Il prend plaisir à raconter une fable pour expliquer ce qui le pousse à aider ces réfugiés et migrants : « C’est un sage qui éduque un jeune fou. Il se promène sur une plage, il fait beau mais la marée a jeté plein d’étoiles de mer qui sont en train de sécher au soleil. Le jeune fou en prend une et la rejette à la mer. Le sage se penche et lui dit ‘écoute moi, ce que tu fais ne sert à rien. C’est la nature tu dois l’accepter’. Le fou se retourne, rattrape une étoile de mer et dit : ‘peut-être que je ne changerai rien au monde mais, pour elle, je vais tout changer ». 

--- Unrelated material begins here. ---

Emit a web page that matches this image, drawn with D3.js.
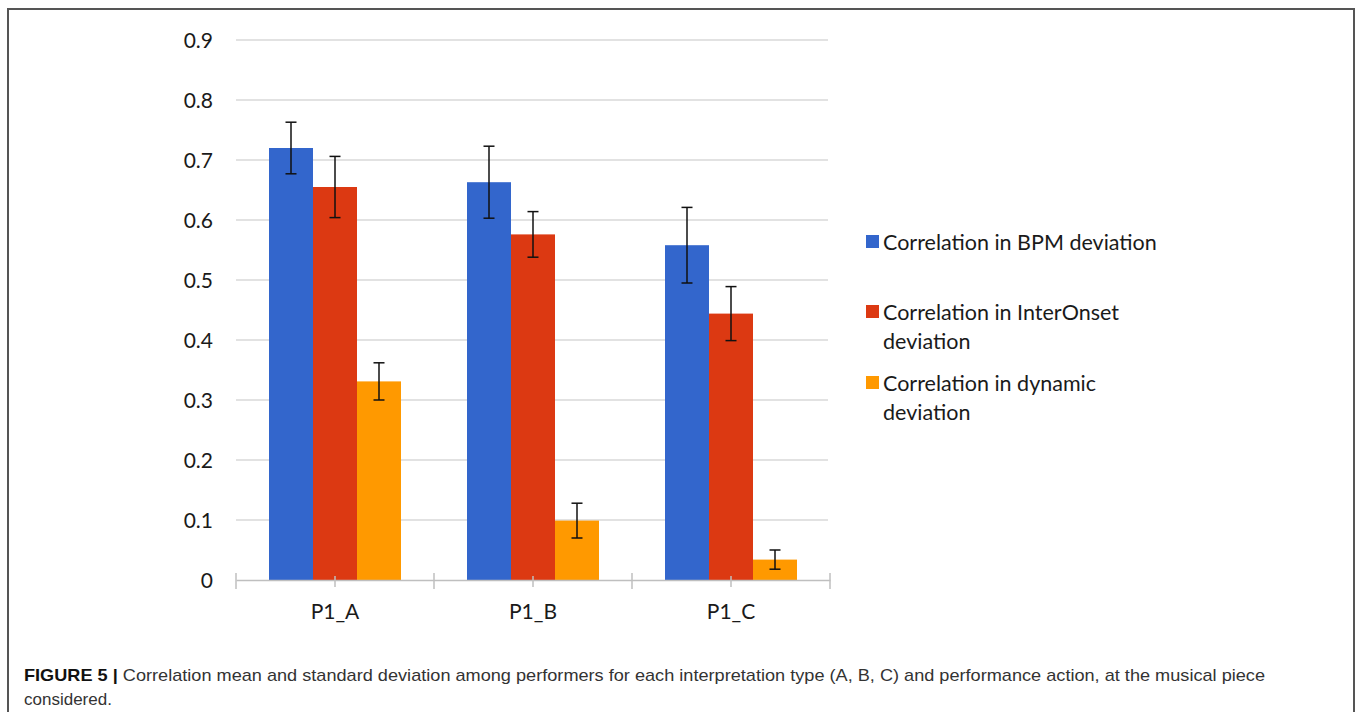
<!DOCTYPE html>
<html>
<head>
<meta charset="utf-8">
<script src="https://cdn.jsdelivr.net/npm/d3@7"></script>
<style>
  html, body { margin: 0; padding: 0; background: #fff; }
  svg { display: block; }
</style>
</head>
<body>
<svg id="chart" width="1358" height="712"></svg>
<script>
const categories = ["P1_A", "P1_B", "P1_C"];
const seriesNames = ["Correlation in BPM deviation", "Correlation in InterOnset deviation", "Correlation in dynamic deviation"];
const legendLines = [["Correlation in BPM deviation"], ["Correlation in InterOnset", "deviation"], ["Correlation in dynamic", "deviation"]];
const bpmMean = [0.72, 0.663, 0.558];
const bpmSd = [0.043, 0.06, 0.063];
const interOnsetMean = [0.655, 0.576, 0.444];
const interOnsetSd = [0.051, 0.038, 0.045];
const dynamicMean = [0.331, 0.099, 0.034];
const dynamicSd = [0.031, 0.029, 0.016];
const yTicks = [0, 0.1, 0.2, 0.3, 0.4, 0.5, 0.6, 0.7, 0.8, 0.9];
const colors = ["#3366cc", "#dc3912", "#ff9900"];
const captionBold = "FIGURE 5 | ";
const captionLine1 = "Correlation mean and standard deviation among performers for each interpretation type (A, B, C) and performance action, at the musical piece";
const captionLine2 = "considered.";

const means = [bpmMean, interOnsetMean, dynamicMean];
const sds = [bpmSd, interOnsetSd, dynamicSd];
const data = [];
categories.forEach((c, i) => {
  seriesNames.forEach((s, j) => {
    data.push({cat: c, series: j, mean: means[j][i], sd: sds[j][i]});
  });
});

const svg = d3.select("#chart");
const font = "Lato, 'Open Sans', sans-serif";

// frame
svg.append("path")
  .attr("d", "M8,740 L8,9 L1354,9 L1354,740")
  .attr("fill", "none").attr("stroke", "#555").attr("stroke-width", 2);

const x0 = d3.scaleBand().domain(categories).range([236, 830]).paddingInner(0).paddingOuter(0);
const x1 = d3.scaleBand().domain([0, 1, 2]).range([0, x0.bandwidth()]).paddingInner(0).paddingOuter(0.75);
const y = d3.scaleLinear().domain([0, 0.9]).range([580, 40]);

// gridlines
svg.append("g").selectAll("line").data(yTicks.filter(t => t > 0)).join("line")
  .attr("x1", 236).attr("x2", 828)
  .attr("y1", d => y(d)).attr("y2", d => y(d))
  .attr("stroke", "#d9d9d9").attr("stroke-width", 1.5);

// y labels
const yAxis = d3.axisLeft(y).tickValues(yTicks).tickSize(0).tickPadding(0)
  .tickFormat(d => d === 0 ? "0" : d3.format(".1f")(d));
const yg = svg.append("g").attr("transform", "translate(213,0)").call(yAxis);
yg.select(".domain").remove();
yg.selectAll("text").attr("font-family", font).attr("font-size", 21).attr("fill", "#1a1a1a").attr("dy", "0.35em");

// bars
svg.append("g").selectAll("rect").data(data).join("rect")
  .attr("x", d => x0(d.cat) + x1(d.series))
  .attr("width", x1.bandwidth())
  .attr("y", d => y(d.mean))
  .attr("height", d => y(0) - y(d.mean))
  .attr("fill", d => colors[d.series]);

// x axis
const xAxis = d3.axisBottom(x0).tickSize(0).tickPadding(0);
const xg = svg.append("g").attr("transform", "translate(0,580)").call(xAxis);
xg.select(".domain").attr("stroke", "#bfbfbf").attr("stroke-width", 1.5);
xg.selectAll("text").attr("font-family", font).attr("font-size", 21).attr("fill", "#1a1a1a").attr("dy", "0.35em").attr("y", 32);
// boundary ticks
const bounds = categories.map(c => x0(c)).concat([x0.range()[1]]);
svg.append("g").selectAll("line").data(bounds).join("line")
  .attr("x1", d => d).attr("x2", d => d).attr("y1", 573).attr("y2", 589)
  .attr("stroke", "#bfbfbf").attr("stroke-width", 1.5);
svg.append("g").selectAll("line").data(categories).join("line")
  .attr("x1", d => x0(d) + x0.bandwidth() / 2).attr("x2", d => x0(d) + x0.bandwidth() / 2)
  .attr("y1", 576).attr("y2", 587)
  .attr("stroke", "#bfbfbf").attr("stroke-width", 1.5);

// error bars
const eg = svg.append("g").attr("stroke", "#111").attr("stroke-width", 1.5);
data.forEach(d => {
  const cx = x0(d.cat) + x1(d.series) + x1.bandwidth() / 2;
  const yt = y(d.mean + d.sd), yb = y(d.mean - d.sd);
  eg.append("line").attr("x1", cx).attr("x2", cx).attr("y1", yt).attr("y2", yb);
  eg.append("line").attr("x1", cx - 5.5).attr("x2", cx + 5.5).attr("y1", yt).attr("y2", yt);
  eg.append("line").attr("x1", cx - 5.5).attr("x2", cx + 5.5).attr("y1", yb).attr("y2", yb);
});

// legend
const legendY = [242, 312, 383];
const lg = svg.append("g");
legendLines.forEach((lines, i) => {
  lg.append("rect").attr("x", 866).attr("y", legendY[i] - 7).attr("width", 13).attr("height", 13).attr("fill", colors[i]);
  lines.forEach((t, k) => {
    lg.append("text").attr("x", 883).attr("y", legendY[i] + k * 29)
      .attr("dy", "0.35em").attr("font-family", font).attr("font-size", 21.5).attr("fill", "#1a1a1a").text(t);
  });
});

// caption
const cap = svg.append("text").attr("x", 24).attr("y", 681)
  .attr("font-family", "'Liberation Sans Narrow', 'Liberation Sans', Arial, sans-serif").attr("font-size", 17);
cap.append("tspan").attr("font-weight", "bold").attr("fill", "#111").text(captionBold);
cap.append("tspan").attr("fill", "#333").text(captionLine1);
cap.attr("textLength", 1241).attr("lengthAdjust", "spacingAndGlyphs");
svg.append("text").attr("x", 24).attr("y", 705)
  .attr("font-family", "'Liberation Sans Narrow', 'Liberation Sans', Arial, sans-serif").attr("font-size", 17)
  .attr("fill", "#333").text(captionLine2);
</script>
</body>
</html>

De la guerre en Syrie à la Sorbonne

Cette philosophie de l'altruisme a porté ses fruits avec Ahmad Mojahed. Ce réfugié syrien avait quitté son pays en 2017 avant de recevoir l’aide de l’ACARM 09. C’est chez Jean-Gérard dans la banlieue toulousaine qu’il avait été accueilli. Caméraman aux côtés des casques blancs en Syrie, il filme le quotidien de ces hommes. Des images qui participent à la réalisation du film "Last Men in Aleppo" nominé aux Oscars en 2018. Aujourd’hui, Ahmad est en Master 1 Cinéma et Audiovisuel à l’Université Paris 1 Panthéon-Sorbonne. Preuve qu’une main tendue peut tout changer.

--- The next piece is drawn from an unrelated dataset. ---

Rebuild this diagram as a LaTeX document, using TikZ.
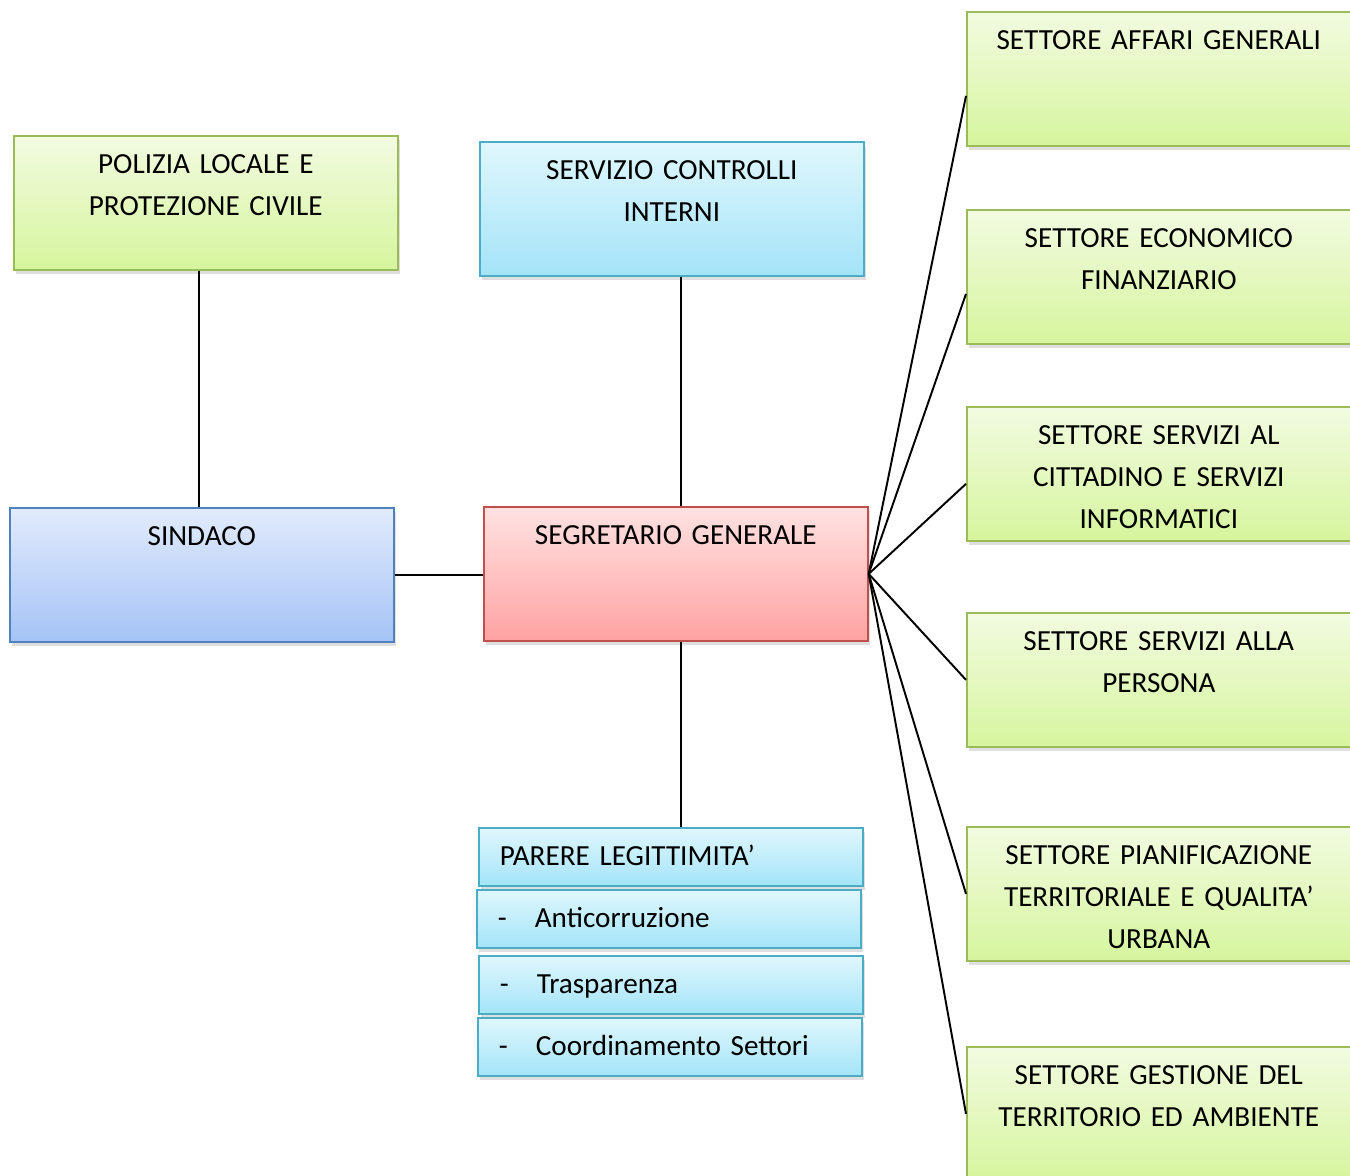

Focus sur le “délit de solidarité”

Si les membres de l’ACARM 09 ne craignent pas particulièrement, sur le plan légal, les conséquences de leur aide, le droit, sur ce sujet, a récemment évolué.

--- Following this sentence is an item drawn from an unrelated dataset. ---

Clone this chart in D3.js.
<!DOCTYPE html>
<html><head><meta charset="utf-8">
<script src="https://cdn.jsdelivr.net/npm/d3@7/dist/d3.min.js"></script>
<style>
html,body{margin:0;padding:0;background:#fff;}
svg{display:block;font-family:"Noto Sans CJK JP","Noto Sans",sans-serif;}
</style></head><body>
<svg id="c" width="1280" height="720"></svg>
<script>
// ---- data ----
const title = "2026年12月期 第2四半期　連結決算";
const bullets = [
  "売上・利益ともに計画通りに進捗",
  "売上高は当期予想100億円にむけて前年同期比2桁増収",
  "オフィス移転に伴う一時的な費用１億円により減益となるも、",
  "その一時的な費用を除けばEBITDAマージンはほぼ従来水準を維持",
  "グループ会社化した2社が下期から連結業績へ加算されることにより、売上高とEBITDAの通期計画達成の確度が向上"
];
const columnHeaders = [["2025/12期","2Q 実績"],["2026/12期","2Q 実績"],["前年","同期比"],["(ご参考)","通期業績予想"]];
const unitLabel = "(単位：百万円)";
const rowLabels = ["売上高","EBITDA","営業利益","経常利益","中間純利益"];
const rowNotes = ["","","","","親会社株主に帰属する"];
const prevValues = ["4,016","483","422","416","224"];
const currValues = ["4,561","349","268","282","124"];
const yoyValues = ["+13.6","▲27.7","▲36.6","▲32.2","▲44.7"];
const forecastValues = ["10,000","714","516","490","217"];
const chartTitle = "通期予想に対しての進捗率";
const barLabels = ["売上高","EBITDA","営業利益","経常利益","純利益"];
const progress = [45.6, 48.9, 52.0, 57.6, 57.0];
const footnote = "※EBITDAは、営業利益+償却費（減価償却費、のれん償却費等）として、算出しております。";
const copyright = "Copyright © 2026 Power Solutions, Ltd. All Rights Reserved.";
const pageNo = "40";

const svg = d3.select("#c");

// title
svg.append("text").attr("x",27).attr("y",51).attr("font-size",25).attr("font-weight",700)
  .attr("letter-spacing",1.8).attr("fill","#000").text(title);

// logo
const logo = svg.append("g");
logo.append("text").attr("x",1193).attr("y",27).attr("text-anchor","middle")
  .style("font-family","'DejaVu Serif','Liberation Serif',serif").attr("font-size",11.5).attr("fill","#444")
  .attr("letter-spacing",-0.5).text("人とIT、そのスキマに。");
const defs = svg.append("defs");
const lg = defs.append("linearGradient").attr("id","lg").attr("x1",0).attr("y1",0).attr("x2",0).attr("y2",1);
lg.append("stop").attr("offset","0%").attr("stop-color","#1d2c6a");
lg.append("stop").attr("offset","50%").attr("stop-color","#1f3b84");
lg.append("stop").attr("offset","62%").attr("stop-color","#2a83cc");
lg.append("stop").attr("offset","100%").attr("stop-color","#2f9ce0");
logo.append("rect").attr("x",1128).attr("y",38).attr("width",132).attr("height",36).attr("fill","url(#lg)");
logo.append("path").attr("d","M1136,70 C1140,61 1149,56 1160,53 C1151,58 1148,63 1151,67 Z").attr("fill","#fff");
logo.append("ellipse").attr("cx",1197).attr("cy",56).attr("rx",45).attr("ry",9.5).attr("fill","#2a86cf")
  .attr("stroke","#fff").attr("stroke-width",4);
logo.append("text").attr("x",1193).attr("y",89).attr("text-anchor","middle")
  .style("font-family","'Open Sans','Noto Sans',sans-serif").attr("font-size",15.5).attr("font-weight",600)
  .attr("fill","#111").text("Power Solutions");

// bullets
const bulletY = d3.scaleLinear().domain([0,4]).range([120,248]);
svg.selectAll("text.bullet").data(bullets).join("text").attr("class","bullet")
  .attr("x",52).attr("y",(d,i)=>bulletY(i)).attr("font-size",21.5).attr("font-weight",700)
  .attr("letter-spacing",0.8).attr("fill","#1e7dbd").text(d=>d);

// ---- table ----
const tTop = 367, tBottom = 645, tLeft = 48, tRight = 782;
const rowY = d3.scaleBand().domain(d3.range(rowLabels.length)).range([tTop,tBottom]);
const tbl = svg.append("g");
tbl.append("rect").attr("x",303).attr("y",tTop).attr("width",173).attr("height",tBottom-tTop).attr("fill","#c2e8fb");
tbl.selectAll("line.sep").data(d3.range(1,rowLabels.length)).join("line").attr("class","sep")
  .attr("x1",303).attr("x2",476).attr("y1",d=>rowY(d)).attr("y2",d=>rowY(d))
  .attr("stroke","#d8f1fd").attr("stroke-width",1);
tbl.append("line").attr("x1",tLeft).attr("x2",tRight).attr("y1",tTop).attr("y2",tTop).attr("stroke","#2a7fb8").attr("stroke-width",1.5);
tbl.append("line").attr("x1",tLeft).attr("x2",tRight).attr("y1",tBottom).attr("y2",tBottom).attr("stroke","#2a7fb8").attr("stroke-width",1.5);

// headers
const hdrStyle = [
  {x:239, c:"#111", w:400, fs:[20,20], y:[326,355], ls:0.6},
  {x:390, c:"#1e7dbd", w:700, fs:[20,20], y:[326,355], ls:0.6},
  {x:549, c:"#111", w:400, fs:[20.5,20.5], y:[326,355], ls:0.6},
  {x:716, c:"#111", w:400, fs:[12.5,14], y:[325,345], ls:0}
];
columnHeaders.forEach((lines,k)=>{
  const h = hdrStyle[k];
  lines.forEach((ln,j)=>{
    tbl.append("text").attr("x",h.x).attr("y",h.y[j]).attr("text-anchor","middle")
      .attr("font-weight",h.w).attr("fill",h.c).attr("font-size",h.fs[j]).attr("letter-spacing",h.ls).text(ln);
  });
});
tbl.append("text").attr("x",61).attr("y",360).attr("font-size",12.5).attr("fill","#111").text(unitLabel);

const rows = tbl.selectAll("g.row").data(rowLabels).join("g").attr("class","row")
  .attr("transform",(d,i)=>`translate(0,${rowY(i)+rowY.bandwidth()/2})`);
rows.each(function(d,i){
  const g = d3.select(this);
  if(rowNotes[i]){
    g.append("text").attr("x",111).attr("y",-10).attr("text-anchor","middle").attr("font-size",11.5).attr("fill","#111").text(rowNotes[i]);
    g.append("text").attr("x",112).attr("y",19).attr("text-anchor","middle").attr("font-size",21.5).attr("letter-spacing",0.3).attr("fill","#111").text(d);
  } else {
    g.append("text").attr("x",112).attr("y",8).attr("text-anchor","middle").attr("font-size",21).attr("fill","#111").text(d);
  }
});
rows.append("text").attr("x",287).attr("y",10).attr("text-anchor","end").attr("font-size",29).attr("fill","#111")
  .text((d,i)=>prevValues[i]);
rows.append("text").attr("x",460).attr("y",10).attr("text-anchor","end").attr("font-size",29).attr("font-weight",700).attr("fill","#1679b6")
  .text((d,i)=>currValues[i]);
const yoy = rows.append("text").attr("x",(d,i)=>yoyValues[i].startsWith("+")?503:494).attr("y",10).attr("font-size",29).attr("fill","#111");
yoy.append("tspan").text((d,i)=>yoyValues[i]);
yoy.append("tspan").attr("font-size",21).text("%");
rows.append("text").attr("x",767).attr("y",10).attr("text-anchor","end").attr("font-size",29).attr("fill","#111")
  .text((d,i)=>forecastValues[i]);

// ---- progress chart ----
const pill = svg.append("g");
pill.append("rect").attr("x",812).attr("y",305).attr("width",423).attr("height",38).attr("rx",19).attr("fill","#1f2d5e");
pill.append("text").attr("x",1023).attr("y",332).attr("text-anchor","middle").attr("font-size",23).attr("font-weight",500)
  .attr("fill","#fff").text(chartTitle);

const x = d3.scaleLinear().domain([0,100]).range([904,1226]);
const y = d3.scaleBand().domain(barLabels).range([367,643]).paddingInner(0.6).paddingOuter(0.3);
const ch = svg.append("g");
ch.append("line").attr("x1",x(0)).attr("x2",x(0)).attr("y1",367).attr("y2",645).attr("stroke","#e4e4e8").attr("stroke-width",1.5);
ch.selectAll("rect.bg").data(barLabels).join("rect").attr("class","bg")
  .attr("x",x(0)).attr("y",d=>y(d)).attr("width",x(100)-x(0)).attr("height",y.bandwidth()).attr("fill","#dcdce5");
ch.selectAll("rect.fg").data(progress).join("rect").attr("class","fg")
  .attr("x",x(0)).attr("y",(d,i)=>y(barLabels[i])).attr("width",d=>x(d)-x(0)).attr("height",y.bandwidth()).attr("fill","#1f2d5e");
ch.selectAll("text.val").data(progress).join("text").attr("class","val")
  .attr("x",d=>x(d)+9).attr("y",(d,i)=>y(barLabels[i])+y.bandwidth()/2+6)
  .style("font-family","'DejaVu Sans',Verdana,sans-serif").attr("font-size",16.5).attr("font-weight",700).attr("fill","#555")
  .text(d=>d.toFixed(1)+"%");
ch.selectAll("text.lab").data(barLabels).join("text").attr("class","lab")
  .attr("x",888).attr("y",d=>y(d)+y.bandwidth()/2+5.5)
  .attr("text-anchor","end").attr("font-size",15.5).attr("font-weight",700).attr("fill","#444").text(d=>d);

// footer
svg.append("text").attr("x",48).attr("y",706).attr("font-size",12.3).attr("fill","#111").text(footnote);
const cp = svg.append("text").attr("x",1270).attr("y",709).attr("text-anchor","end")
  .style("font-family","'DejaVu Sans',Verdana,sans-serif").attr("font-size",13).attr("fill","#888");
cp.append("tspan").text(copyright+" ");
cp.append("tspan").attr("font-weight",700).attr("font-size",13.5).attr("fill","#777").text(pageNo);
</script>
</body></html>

 Le terme délit de solidarité n'existe pas en droit pénal, il ne s'agit que d'un terme générique pour évoquer la répression de l'aide aux personnes migrantes en situation irrégulière. 

Ce « délit » de solidarité a été en partie supprimé par une décision du Conseil constitutionnel du 6 juillet 2018 dans l’affaire opposant l’Etat et l’agriculteur Cédric Herrou. Poursuivi depuis 2016 pour avoir aidé « à l’entrée, à la circulation et au séjour » de personnes en situation irrégulière, l’habitant de l’arrière-pays niçois a été relaxé à la suite de la reconnaissance du caractère constitutionnel du principe de fraternité.

Néanmoins, sur le terrain, de nombreux juristes et associations constatent que le délit de solidarité est encore condamné, en particulier en ce qui concerne l’aide à l’entrée sur le territoire.